What arduino are you using and why have you run out of I/O?
Tom.....
since you can edit your own posts, there is no reason not to fix the schematic and post it correcly.
one thing most of us have learned early in our lives is that nothing found on the internet or in patents can be trusted to work.
the patents are very carefully worded to make it so you cannot duplicate the work, but enough was brought out to patent the idea or scope.
in more recent years, the open source idea has taken hold and a significant portion of what is out there actually does work. some despite the incorrect sketches of the authors.
that case can be made that the overwhelming majority of what is posted on here is correct and workable. this forum having been born because of the open source concept.
Well there is always this design that requires more transistors and resistors.

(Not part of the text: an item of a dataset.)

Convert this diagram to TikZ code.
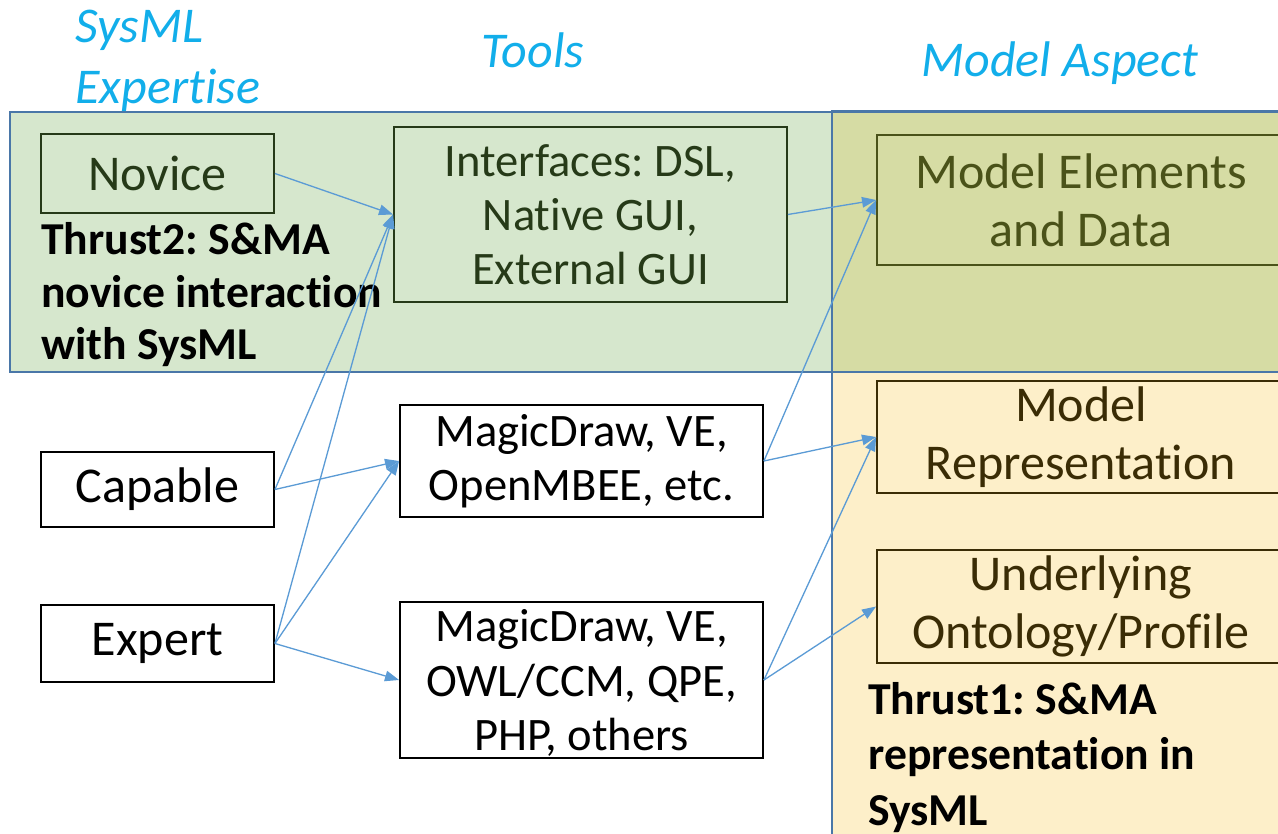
\documentclass[tikz,border=0pt]{standalone}
\usepackage{fontspec}
\setmainfont[Ligatures={NoCommon,NoRequired,NoContextual,NoRare},Contextuals=NoAlternate]{Carlito}
\usetikzlibrary{arrows.meta}
\frenchspacing

\definecolor{bandline}{HTML}{4A77A8}
\definecolor{greenfill}{HTML}{D6E7CD}
\definecolor{olivefill}{HTML}{D6DCA4}
\definecolor{yellowfill}{HTML}{FDEFC9}
\definecolor{headcyan}{HTML}{12AEEA}
\definecolor{arrowblue}{HTML}{5B9BD5}
\definecolor{novgreen}{HTML}{263A18}
\definecolor{oliveink}{HTML}{4A5219}
\definecolor{brownink}{HTML}{3A2C05}

\tikzset{
  box/.style={draw, line width=1.1pt, inner sep=0pt, align=center},
  bigtext/.style={font=\fontsize{28.5}{33}\selectfont},
  tooltext/.style={font=\fontsize{26.5}{30.8}\selectfont},
  heading/.style={text=headcyan, font=\fontsize{28.5}{35}\selectfont\itshape, inner sep=0pt},
  thrust/.style={font=\fontsize{26}{30}\selectfont\bfseries, align=left, inner sep=0pt, anchor=north west},
  conn/.style={draw=arrowblue, line width=0.75pt, -{Triangle[length=8pt,width=6pt]}},
}

\begin{document}
\begin{tikzpicture}[x=0.02cm, y=-0.02cm]
\useasboundingbox (0,0) rectangle (1278,834);

% coloured regions: novice band across the top, aspect column on the right
\begin{scope}
  \clip (0,0) rectangle (1278,834);
  \fill[greenfill] (10,112) rectangle (1300,372);
  \fill[yellowfill] (832,372) rectangle (1300,850);
  \fill[olivefill] (832,112) rectangle (1300,372);
  \draw[bandline, line width=1.3pt] (1300,112) -- (10,112) -- (10,372) -- (1300,372);
  \draw[bandline, line width=1.3pt] (832,850) -- (832,111) -- (1300,111);
\end{scope}

% column headings
\node[heading, align=left, anchor=west] (hexp) at (75,61) {SysML\\Expertise};
\node[heading] (htools) at (533,50) {Tools};
\node[heading] (haspect) at (1060,63) {Model Aspect};

% expertise levels
\node[box, bigtext, draw=novgreen, text=novgreen, minimum width=4.66cm, minimum height=1.58cm] (nov) at (157.5,173.5) {Novice};
\node[box, bigtext, fill=white, minimum width=4.66cm, minimum height=1.5cm] (cap) at (157.5,489.5) {Capable};
\node[box, bigtext, fill=white, minimum width=4.66cm, minimum height=1.54cm] (exp) at (157.5,643.5) {Expert};

% tools
\node[box, tooltext, draw=novgreen, text=novgreen, minimum width=7.86cm, minimum height=3.5cm] (intf) at (590.5,214.5) {Interfaces: DSL,\\Native GUI,\\External GUI};
\node[box, tooltext, fill=white, minimum width=7.26cm, minimum height=2.24cm] (md1) at (581.5,461) {MagicDraw, VE,\\OpenMBEE, etc.};
\node[box, tooltext, fill=white, minimum width=7.26cm, minimum height=3.12cm, text depth=-0.12cm] (md2) at (581.5,680) {MagicDraw, VE,\\OWL/CCM, QPE,\\PHP, others};

% model aspects
\node[box, bigtext, draw=oliveink, text=oliveink, minimum width=8.16cm, minimum height=2.6cm] (mel) at (1081,200) {Model Elements\\and Data};
\node[box, bigtext, draw=brownink, text=brownink, minimum width=8.16cm, minimum height=2.24cm] (mrep) at (1081,437) {Model\\Representation};
\node[box, bigtext, draw=brownink, text=brownink, minimum width=8.16cm, minimum height=2.26cm] (und) at (1081,606.5) {Underlying\\Ontology/Profile};

% research thrusts
\node[thrust] (t2) at (41,222) {Thrust2: S\&MA\\novice interaction\\with SysML};
\node[thrust, font=\fontsize{26}{31.5}\selectfont\bfseries] (t1) at (868,682) {Thrust1: S\&MA\\representation in\\SysML};

% connectors
\draw[conn] (nov.east) -- (intf.west);
\draw[conn] (cap.east) -- (intf.west);
\draw[conn] (exp.east) -- (intf.west);
\draw[conn] (cap.east) -- (md1.west);
\draw[conn] (exp.east) -- (md1.west);
\draw[conn] (exp.east) -- (md2.west);
\draw[conn] (intf.east) -- (mel.west);
\draw[conn] (md1.east) -- (mel.west);
\draw[conn] (md1.east) -- (mrep.west);
\draw[conn] (md2.east) -- (mrep.west);
\draw[conn] (md2.east) -- (und.west);
\end{tikzpicture}
\end{document}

Which still does nothing to create a small delay for switching from FWD to REV. What TomGeorge, Wawa and I are trying to instill is, absent the delay this concept is headed for TROUBLE. Are you really so tight on pins you can't use one pin for FWD and another for REV? Even with the two-pin approach it's a good idea to switch at slightly delayed times. It's not a huge delay, usually microseconds. This is why they make "fast recovery" diodes. The switching delay should be at least as long as the diode's reverse recovery time. (Trr)
rmetzner49:
What TomGeorge, Wawa and I are trying to instill is, absent the delay this concept is headed for TROUBLE. Are you really so tight on pins you can't use one pin for FWD and another for REV?
I often find that a novice will try to make one thing work one way to be clever, only to find that the cost is either performance , a compromise in operation or added hardware.
why not add a relay ? let the pin control the relay let the relay 'time to change state' be the delay ?
I have seen this used in industrial control before the use of PLCs.
of course a shift register could free up lots of pins. then the project could be made to run easily.
I do not believe that the OP is making this an XY problem, but it seems is getting there.
The FETs on t he high side should be P-Channel otherwise you'll have the top side operating in "follower" mode. Of course you would need level shifters.
I'm not going to supply a picture, there's plenty of H-Bridge designs available on the Internet. Stay away from hobbyist sites as they can be good sources of MISINFORMATION. Instead look at app notes from manufacturers. I think the Intersil 4081 has app notes on how to use their driver with N-Channel in the top legs, but that chip has the ability to make the gate supply to drive them.
Thank you for all the great feedback. I've decided I'm trying to do too much. Therefore in order to simplify the project I'm going to try to set up something like this:
pin P1 HIGH and P2 LOW - both motors forward
pin P1 LOW and P2 LOW - both motors no power
pin P1 LOW and P2 HIGH - one motor reverse, other motor no power
I plan to do this by having P1 control the power to one motor via transistor and P1 and P2 in an H-bridge with the other motor.
Just for reference again, the project would be similar to this: - YouTube
Yeah , no kidding ! It's about time someone noticed that .Look at the schematic posted by HazardsMind and then look at the OP's schematic. The HIGH side devices should BOTH be P-channel and the LOW side devices should BOTH be N-channel. I am 100% certain about this not just from online research for the past year but because I built a DIY h-bridge because someone "implied" that I couldn't. It worked
Note: By simply adding a transistor inverter or a 7404 inverter connected between PWM INPUT A and PWM INPUT B, such that a HIGH on INPUT A results in a LOW on INPUT B and vice versa, the H-BRIDGE can be driven from a single pin.
FYI, the schematic has a wrong part number. The chip should be a TC4427.
Hi,
The H_Bridge3 file, the circuit has a problem, if Q1 and Q3 have their sources at 12V, then their gates will have to go to 12V to turn them off.
The TC4427 is supplied by 5V and its output is MOSFET totem pole so it will only switch between gnd and 5V.
Vdd has to be connected to 12V as well.
The TC4427 looks like it is logic input, so arduino output should still work.
The mosfets are Logic Level. see linked datasheets. (FQP27P06) and (FQP30N06L).
I'll scope out the circuit this weekend anyway just to see if there's any issues.